Your copy should be exact, beginning at the line containing "Convert this chart to matplotlib code." and ending at the line containing "The picture is", with both lines kept and every picture dropped.

▶ [DATASET]

▼

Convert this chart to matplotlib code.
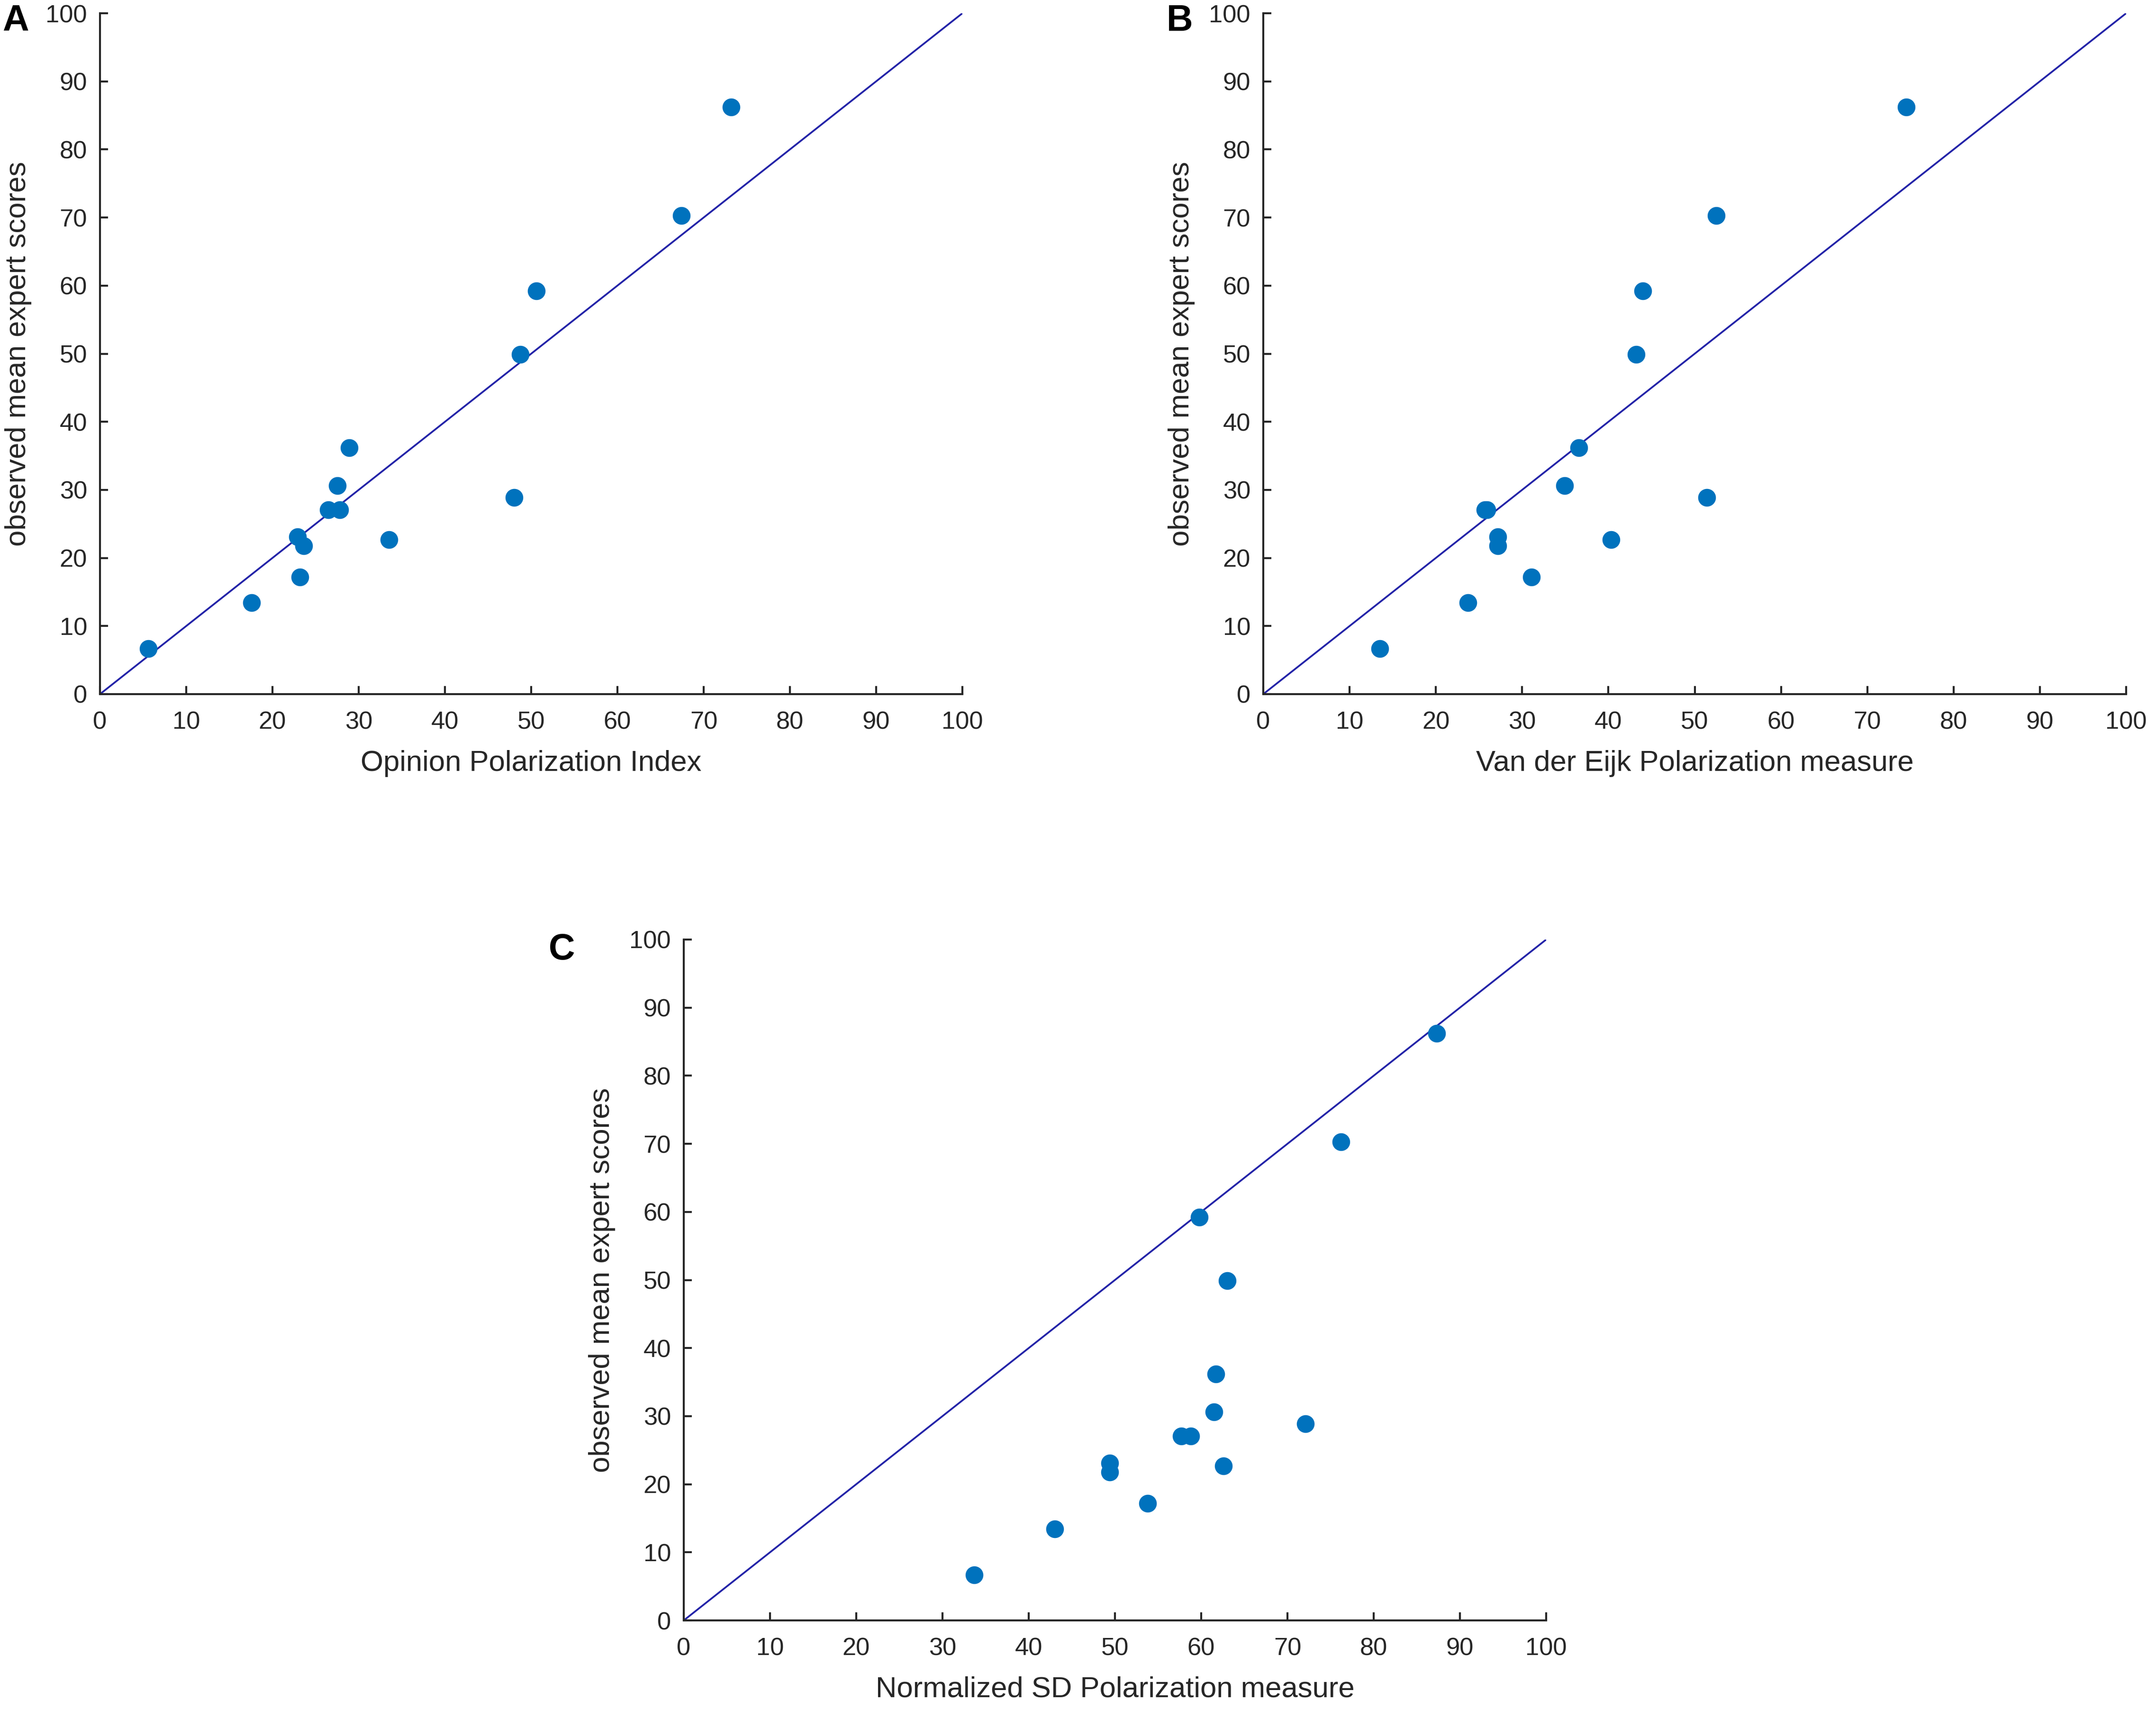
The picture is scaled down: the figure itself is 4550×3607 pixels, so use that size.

▲
▼

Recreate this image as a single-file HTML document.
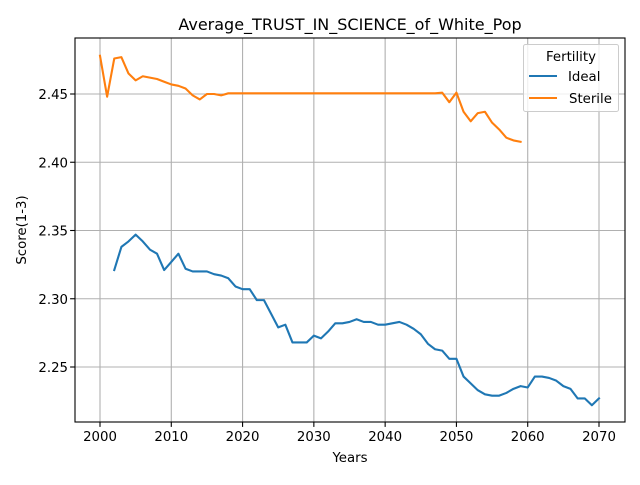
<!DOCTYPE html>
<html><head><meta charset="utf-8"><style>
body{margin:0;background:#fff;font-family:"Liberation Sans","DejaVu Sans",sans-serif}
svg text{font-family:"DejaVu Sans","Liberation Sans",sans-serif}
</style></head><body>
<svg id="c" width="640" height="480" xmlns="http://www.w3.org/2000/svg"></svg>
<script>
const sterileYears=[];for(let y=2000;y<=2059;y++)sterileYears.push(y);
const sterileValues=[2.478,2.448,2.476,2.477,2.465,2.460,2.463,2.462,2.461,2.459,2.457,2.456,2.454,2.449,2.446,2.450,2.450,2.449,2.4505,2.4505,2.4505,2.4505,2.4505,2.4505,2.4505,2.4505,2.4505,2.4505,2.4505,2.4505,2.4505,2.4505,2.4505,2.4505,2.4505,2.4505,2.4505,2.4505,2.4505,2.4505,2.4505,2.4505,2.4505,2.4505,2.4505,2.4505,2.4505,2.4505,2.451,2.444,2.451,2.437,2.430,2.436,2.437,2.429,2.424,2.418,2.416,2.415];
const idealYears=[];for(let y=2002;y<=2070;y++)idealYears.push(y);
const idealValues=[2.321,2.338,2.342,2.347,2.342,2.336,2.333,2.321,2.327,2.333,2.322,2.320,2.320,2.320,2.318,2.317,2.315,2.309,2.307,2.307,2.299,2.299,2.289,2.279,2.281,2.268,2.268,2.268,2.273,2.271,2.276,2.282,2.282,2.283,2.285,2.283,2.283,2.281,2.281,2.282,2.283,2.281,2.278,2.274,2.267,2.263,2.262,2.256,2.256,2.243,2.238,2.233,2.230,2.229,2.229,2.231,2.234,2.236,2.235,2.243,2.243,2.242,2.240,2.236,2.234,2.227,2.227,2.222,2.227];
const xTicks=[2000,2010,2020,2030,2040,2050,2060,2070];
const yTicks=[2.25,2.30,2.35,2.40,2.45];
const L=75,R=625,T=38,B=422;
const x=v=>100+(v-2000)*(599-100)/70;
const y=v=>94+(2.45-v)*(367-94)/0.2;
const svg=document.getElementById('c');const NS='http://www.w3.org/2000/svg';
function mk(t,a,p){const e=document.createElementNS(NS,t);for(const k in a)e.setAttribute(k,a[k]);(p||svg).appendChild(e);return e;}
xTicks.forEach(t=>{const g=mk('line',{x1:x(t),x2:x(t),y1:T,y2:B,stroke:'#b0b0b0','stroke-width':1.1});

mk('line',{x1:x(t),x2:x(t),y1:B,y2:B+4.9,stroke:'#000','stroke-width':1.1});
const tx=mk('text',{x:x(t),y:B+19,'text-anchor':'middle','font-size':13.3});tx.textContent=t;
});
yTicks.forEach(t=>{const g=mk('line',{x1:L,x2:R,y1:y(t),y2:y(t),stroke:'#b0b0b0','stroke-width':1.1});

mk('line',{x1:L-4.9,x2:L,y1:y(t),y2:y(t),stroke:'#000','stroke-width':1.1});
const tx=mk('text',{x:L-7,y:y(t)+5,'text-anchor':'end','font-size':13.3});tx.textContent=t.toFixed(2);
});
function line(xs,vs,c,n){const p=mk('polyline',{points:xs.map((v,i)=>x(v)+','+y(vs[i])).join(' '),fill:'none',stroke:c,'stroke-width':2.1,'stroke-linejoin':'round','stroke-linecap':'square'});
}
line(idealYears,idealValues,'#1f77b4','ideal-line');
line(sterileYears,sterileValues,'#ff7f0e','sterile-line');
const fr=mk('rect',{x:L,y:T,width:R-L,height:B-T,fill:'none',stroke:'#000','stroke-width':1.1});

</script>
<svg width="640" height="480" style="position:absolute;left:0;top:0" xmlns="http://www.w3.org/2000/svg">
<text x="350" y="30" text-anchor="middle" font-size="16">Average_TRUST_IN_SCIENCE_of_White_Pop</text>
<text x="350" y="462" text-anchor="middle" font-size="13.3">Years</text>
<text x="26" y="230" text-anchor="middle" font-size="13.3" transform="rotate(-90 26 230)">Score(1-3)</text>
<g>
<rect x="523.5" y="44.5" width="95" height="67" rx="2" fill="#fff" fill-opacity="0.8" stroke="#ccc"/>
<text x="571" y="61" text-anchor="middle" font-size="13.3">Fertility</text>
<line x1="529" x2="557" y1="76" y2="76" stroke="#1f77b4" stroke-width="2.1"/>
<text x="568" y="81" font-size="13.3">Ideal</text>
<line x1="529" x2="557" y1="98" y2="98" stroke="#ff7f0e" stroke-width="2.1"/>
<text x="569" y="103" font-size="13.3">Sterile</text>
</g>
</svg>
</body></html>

▲

▶ [EXERCISE RESULT]
Convert this chart to matplotlib code.
The picture is scaled down: the figure itself is 4550×3607 pixels, so use that size.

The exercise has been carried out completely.